* REQUIRED WORK
Begin with the first line of the material and write out each line exactly, ending with the line that contains "0.00289, 0.00278, 0.00430]". Pictures are not part of the copy.

* DATA PROVIDED
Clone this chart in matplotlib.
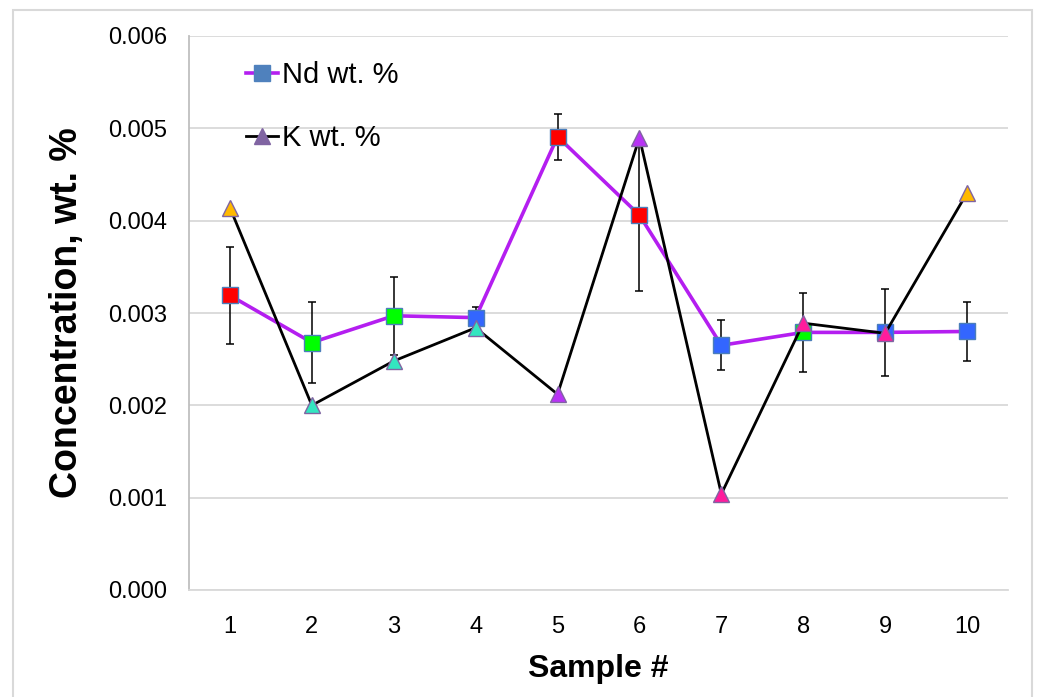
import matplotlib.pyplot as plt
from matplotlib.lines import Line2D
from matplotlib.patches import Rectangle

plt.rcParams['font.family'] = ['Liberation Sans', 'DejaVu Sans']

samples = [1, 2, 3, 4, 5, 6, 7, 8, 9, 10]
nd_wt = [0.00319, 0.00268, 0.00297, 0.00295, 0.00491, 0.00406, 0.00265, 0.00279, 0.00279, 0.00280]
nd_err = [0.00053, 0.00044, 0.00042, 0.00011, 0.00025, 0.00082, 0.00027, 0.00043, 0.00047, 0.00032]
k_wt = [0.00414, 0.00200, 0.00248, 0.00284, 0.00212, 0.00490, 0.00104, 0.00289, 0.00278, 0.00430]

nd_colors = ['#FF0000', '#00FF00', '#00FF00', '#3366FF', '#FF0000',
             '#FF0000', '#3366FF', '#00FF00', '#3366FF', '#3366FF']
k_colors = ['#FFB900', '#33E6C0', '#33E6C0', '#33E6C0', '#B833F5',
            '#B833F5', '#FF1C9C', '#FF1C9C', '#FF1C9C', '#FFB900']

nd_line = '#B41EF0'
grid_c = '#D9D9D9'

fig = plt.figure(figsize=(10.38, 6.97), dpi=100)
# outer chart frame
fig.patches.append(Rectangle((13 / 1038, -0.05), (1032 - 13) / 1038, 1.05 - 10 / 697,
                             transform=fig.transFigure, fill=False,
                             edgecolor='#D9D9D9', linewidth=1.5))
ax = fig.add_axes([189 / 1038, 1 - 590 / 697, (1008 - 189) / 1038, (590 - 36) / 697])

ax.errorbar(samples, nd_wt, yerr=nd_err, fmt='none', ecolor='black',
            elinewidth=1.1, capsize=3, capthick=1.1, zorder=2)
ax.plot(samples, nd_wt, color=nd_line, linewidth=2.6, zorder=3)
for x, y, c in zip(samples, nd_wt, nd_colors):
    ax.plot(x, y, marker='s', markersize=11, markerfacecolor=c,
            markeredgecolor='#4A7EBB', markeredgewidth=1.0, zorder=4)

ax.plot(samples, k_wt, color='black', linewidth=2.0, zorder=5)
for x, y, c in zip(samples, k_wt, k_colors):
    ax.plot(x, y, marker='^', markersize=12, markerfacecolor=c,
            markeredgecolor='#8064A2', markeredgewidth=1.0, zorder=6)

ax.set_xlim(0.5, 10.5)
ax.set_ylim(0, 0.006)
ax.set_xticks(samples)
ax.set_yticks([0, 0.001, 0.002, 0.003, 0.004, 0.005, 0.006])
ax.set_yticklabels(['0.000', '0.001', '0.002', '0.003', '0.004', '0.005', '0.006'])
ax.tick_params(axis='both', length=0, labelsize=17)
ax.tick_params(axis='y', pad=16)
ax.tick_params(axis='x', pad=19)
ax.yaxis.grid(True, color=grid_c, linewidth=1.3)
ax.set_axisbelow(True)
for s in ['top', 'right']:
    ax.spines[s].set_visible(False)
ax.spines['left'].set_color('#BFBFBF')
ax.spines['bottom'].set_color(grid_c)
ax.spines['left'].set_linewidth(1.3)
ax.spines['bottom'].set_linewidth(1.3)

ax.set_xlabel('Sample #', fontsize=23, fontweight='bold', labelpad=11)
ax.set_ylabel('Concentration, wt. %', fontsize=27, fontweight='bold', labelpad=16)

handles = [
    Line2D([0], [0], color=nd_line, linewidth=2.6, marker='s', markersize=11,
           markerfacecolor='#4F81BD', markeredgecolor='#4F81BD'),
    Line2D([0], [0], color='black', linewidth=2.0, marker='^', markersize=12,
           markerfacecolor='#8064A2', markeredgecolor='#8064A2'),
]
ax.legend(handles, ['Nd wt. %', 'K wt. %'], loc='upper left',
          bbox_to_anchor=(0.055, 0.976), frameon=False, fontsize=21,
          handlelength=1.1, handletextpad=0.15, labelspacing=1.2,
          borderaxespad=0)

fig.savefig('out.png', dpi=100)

* REPLY TO THE TASK
Clone this chart in matplotlib.
import matplotlib.pyplot as plt
from matplotlib.lines import Line2D
from matplotlib.patches import Rectangle

plt.rcParams['font.family'] = ['Liberation Sans', 'DejaVu Sans']

samples = [1, 2, 3, 4, 5, 6, 7, 8, 9, 10]
nd_wt = [0.00319, 0.00268, 0.00297, 0.00295, 0.00491, 0.00406, 0.00265, 0.00279, 0.00279, 0.00280]
nd_err = [0.00053, 0.00044, 0.00042, 0.00011, 0.00025, 0.00082, 0.00027, 0.00043, 0.00047, 0.00032]
k_wt = [0.00414, 0.00200, 0.00248, 0.00284, 0.00212, 0.00490, 0.00104, 0.00289, 0.00278, 0.00430]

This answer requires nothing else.